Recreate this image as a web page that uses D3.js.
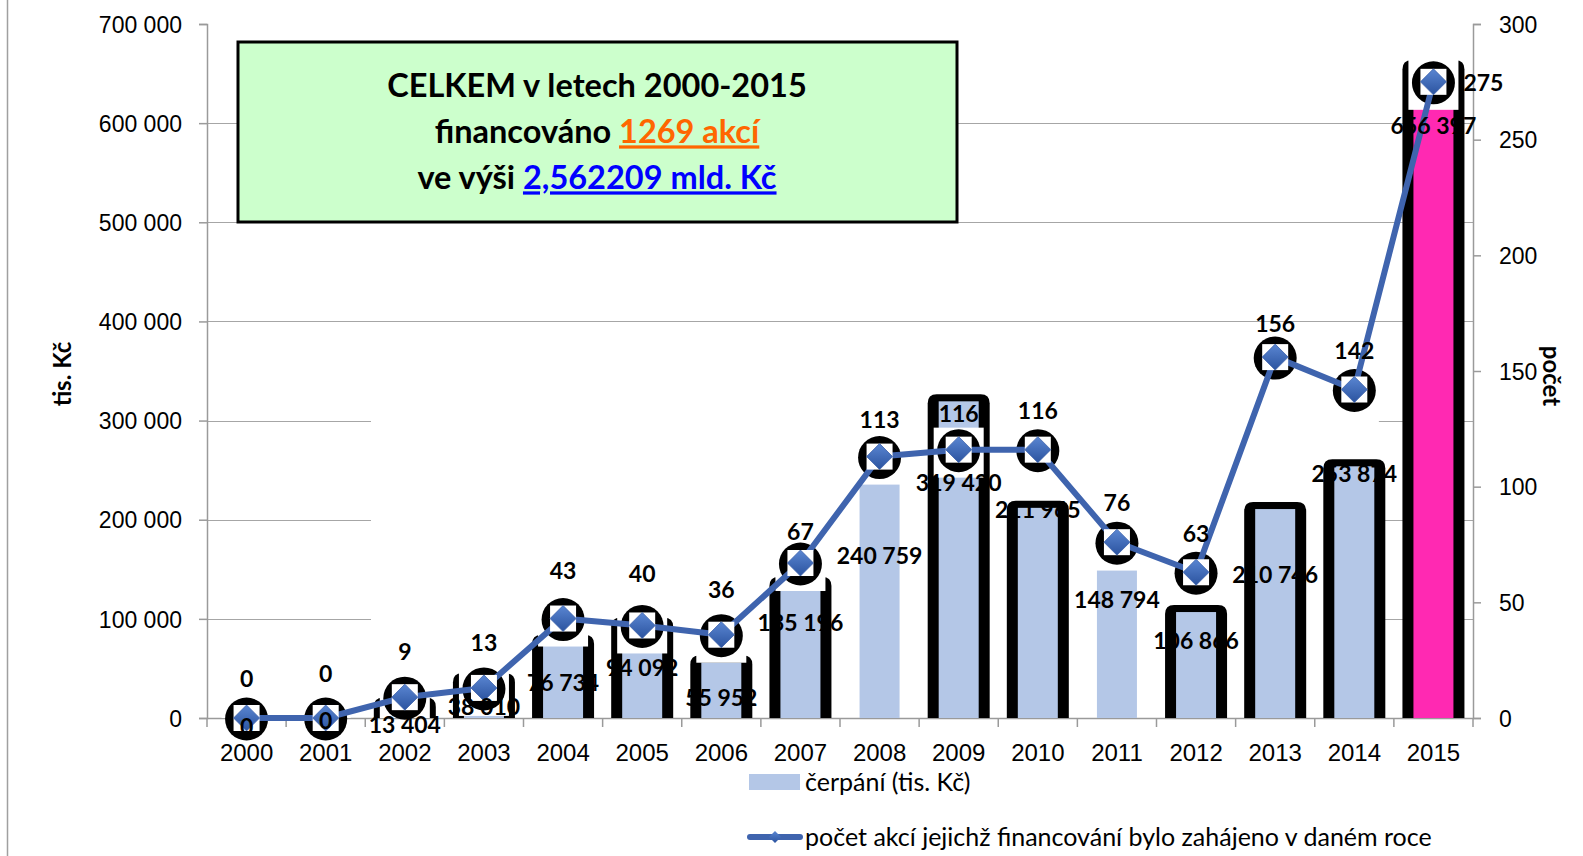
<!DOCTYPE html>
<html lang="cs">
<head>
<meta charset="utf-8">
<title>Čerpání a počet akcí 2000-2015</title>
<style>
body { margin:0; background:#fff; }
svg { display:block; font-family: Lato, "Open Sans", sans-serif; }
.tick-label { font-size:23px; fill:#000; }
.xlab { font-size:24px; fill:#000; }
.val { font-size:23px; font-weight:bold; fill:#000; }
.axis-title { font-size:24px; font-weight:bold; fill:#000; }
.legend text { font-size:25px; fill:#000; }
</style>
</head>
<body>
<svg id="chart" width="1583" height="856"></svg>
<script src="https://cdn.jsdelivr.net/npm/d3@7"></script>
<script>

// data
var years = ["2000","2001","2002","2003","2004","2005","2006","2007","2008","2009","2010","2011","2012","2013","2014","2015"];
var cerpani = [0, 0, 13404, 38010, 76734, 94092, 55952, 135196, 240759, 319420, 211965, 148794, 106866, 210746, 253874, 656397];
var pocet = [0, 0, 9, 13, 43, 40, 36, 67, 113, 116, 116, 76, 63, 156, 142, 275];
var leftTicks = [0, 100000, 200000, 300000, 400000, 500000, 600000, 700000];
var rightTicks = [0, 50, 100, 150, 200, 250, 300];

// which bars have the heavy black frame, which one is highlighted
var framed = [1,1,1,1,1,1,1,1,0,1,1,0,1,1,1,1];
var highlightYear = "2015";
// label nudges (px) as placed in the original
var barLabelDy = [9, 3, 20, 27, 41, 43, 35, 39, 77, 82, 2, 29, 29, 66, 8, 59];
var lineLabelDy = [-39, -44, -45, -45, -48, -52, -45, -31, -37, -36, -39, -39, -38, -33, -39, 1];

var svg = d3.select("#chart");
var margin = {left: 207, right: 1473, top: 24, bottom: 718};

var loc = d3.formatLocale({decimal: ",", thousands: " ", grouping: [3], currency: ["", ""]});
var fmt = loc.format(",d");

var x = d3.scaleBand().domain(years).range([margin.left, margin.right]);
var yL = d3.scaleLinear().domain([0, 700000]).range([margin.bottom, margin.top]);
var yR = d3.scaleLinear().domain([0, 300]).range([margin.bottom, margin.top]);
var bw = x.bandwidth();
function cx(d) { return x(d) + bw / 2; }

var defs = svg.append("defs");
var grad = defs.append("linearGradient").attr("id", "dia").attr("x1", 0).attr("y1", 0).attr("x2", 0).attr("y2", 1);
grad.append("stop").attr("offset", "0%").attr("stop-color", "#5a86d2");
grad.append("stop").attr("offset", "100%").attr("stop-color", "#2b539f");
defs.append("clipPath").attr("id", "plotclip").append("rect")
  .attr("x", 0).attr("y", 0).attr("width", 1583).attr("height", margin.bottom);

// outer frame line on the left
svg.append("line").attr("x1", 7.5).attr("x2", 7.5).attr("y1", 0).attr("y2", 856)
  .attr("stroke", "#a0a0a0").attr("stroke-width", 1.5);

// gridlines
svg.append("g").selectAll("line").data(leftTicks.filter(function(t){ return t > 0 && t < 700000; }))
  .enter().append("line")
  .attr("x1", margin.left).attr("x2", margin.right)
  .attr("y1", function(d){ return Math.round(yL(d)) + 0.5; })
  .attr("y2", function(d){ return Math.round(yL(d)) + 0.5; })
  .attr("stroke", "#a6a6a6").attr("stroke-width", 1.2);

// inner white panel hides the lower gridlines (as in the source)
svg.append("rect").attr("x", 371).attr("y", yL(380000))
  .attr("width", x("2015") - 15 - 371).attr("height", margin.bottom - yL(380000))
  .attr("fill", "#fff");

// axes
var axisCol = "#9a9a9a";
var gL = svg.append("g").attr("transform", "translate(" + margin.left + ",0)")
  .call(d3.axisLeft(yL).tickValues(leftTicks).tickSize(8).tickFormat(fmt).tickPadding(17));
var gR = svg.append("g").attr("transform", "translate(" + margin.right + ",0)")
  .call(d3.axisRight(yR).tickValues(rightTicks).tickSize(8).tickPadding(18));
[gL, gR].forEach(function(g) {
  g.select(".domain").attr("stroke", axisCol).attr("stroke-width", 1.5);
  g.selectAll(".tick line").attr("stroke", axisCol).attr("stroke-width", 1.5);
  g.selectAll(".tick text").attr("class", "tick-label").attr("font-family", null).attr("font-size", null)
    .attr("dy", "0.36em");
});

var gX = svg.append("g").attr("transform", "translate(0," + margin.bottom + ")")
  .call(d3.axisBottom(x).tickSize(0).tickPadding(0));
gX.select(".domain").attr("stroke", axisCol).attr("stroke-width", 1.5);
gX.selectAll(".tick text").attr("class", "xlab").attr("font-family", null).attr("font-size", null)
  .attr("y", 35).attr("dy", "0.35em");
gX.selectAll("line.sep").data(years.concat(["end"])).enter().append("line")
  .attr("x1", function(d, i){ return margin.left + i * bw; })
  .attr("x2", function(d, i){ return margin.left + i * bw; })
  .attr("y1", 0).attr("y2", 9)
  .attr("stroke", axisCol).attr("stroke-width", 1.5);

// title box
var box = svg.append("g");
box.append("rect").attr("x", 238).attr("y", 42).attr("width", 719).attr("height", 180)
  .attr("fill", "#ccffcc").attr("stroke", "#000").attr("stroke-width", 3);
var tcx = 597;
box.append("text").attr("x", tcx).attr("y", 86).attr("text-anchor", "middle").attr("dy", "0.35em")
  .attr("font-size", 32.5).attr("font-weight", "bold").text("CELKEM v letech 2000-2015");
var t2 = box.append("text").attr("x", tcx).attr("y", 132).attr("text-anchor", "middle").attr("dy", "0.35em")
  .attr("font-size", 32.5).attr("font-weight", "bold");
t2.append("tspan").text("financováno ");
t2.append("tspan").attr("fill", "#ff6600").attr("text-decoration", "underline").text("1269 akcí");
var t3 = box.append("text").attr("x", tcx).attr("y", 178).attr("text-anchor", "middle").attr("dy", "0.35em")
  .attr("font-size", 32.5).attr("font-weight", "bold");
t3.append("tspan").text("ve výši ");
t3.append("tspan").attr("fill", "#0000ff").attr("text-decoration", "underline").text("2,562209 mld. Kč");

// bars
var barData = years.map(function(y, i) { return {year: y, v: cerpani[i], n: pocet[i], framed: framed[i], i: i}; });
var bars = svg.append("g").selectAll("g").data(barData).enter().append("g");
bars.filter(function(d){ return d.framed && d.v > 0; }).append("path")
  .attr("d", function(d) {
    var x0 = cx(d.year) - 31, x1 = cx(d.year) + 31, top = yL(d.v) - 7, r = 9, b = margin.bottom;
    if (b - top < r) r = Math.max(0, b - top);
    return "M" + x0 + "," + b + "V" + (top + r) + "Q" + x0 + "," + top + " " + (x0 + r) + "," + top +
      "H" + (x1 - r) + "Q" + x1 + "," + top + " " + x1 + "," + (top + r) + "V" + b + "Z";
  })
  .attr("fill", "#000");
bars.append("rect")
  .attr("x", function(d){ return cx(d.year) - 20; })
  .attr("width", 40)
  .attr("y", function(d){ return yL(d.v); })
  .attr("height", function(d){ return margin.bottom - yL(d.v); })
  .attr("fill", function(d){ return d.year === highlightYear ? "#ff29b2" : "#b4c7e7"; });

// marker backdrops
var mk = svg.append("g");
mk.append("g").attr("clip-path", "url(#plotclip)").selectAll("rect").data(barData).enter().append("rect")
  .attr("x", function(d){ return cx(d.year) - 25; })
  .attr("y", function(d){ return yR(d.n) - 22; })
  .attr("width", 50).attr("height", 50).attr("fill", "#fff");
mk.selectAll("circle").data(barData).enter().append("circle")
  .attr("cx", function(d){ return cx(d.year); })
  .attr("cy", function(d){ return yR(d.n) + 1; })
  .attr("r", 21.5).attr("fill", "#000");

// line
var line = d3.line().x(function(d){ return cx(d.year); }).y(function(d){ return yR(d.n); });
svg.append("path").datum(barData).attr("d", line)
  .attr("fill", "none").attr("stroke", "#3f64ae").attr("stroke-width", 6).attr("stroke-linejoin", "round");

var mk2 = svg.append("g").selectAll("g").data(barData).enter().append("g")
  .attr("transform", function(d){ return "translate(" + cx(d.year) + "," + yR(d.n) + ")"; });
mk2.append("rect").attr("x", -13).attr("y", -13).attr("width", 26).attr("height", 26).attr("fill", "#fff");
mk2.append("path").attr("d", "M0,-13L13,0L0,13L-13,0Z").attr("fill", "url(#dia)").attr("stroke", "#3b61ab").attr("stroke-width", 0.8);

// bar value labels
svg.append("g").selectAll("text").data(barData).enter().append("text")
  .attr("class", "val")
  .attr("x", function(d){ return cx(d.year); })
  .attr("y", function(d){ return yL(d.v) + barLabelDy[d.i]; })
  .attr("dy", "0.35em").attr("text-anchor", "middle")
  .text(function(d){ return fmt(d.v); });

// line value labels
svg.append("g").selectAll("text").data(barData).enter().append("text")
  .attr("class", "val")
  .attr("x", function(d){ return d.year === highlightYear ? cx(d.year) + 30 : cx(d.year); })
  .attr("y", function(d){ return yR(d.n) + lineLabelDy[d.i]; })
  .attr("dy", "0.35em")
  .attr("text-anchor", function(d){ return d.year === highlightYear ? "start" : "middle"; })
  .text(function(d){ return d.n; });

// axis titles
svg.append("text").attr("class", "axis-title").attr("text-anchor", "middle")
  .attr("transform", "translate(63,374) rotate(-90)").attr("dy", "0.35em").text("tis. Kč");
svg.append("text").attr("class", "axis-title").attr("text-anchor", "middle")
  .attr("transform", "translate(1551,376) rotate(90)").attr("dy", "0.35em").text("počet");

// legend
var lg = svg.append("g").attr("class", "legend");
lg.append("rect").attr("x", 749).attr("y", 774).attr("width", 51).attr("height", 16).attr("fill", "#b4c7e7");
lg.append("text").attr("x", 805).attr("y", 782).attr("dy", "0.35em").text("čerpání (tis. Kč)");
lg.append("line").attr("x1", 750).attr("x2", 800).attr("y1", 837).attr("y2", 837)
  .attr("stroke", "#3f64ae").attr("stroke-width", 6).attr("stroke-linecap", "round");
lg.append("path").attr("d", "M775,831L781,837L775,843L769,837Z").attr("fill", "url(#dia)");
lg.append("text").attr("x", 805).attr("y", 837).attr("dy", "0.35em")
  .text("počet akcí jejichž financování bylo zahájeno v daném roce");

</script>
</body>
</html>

□ □ □ □

Set problem ::
Begin at the first line of the material and copy each line exactly through the one containing "return x(d) +". Omit pictures.

Exercise output ::
Recreate this image as a web page that uses D3.js.
<!DOCTYPE html>
<html lang="cs">
<head>
<meta charset="utf-8">
<title>Čerpání a počet akcí 2000-2015</title>
<style>
body { margin:0; background:#fff; }
svg { display:block; font-family: Lato, "Open Sans", sans-serif; }
.tick-label { font-size:23px; fill:#000; }
.xlab { font-size:24px; fill:#000; }
.val { font-size:23px; font-weight:bold; fill:#000; }
.axis-title { font-size:24px; font-weight:bold; fill:#000; }
.legend text { font-size:25px; fill:#000; }
</style>
</head>
<body>
<svg id="chart" width="1583" height="856"></svg>
<script src="https://cdn.jsdelivr.net/npm/d3@7"></script>
<script>

// data
var years = ["2000","2001","2002","2003","2004","2005","2006","2007","2008","2009","2010","2011","2012","2013","2014","2015"];
var cerpani = [0, 0, 13404, 38010, 76734, 94092, 55952, 135196, 240759, 319420, 211965, 148794, 106866, 210746, 253874, 656397];
var pocet = [0, 0, 9, 13, 43, 40, 36, 67, 113, 116, 116, 76, 63, 156, 142, 275];
var leftTicks = [0, 100000, 200000, 300000, 400000, 500000, 600000, 700000];
var rightTicks = [0, 50, 100, 150, 200, 250, 300];

// which bars have the heavy black frame, which one is highlighted
var framed = [1,1,1,1,1,1,1,1,0,1,1,0,1,1,1,1];
var highlightYear = "2015";
// label nudges (px) as placed in the original
var barLabelDy = [9, 3, 20, 27, 41, 43, 35, 39, 77, 82, 2, 29, 29, 66, 8, 59];
var lineLabelDy = [-39, -44, -45, -45, -48, -52, -45, -31, -37, -36, -39, -39, -38, -33, -39, 1];

var svg = d3.select("#chart");
var margin = {left: 207, right: 1473, top: 24, bottom: 718};

var loc = d3.formatLocale({decimal: ",", thousands: " ", grouping: [3], currency: ["", ""]});
var fmt = loc.format(",d");

var x = d3.scaleBand().domain(years).range([margin.left, margin.right]);
var yL = d3.scaleLinear().domain([0, 700000]).range([margin.bottom, margin.top]);
var yR = d3.scaleLinear().domain([0, 300]).range([margin.bottom, margin.top]);
var bw = x.bandwidth();
function cx(d) { return x(d) + bw / 2; }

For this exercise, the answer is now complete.